Supplied material:
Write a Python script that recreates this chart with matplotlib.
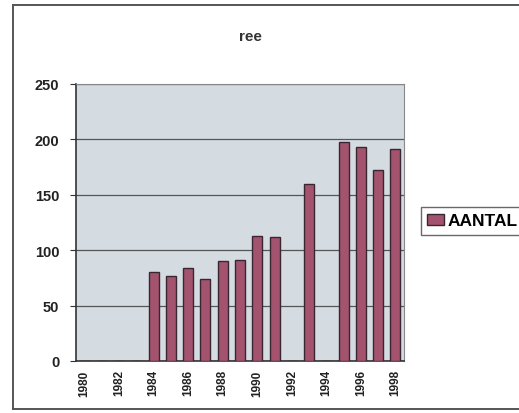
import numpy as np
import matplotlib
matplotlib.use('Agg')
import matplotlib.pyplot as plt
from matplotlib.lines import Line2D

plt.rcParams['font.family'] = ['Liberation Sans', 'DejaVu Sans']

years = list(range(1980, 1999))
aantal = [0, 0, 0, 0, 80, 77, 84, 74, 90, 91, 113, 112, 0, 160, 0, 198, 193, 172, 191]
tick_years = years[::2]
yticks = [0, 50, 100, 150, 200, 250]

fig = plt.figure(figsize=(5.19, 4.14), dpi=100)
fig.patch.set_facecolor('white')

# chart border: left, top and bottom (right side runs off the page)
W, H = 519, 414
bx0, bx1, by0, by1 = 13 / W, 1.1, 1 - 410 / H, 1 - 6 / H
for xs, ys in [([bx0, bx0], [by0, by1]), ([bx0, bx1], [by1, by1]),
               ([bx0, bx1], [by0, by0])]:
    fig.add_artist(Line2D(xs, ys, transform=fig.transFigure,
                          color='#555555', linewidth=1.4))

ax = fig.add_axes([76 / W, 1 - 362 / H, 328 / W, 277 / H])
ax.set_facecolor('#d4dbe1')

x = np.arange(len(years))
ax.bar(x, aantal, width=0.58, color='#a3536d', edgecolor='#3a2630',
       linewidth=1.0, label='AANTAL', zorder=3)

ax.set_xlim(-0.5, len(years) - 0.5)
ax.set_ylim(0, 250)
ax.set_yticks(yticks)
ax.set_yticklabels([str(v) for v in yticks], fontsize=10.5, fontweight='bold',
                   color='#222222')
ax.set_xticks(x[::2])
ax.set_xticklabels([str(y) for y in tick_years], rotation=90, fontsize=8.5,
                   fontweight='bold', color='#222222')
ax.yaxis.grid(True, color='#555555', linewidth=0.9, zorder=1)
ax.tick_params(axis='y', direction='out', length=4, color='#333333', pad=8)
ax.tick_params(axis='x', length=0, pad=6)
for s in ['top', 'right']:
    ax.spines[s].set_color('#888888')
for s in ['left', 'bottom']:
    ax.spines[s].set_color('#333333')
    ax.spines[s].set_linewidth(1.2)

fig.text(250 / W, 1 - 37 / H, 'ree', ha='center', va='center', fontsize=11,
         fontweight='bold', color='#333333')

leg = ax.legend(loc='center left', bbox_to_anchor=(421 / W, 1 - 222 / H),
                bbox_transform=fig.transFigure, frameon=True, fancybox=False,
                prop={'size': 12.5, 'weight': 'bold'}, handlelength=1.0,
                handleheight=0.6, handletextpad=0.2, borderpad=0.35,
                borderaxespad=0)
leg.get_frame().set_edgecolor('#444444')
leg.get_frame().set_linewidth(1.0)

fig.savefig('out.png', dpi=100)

Task:
Going over the lines above, work out how many include "matplotlib", then give only that number.

Response below:
5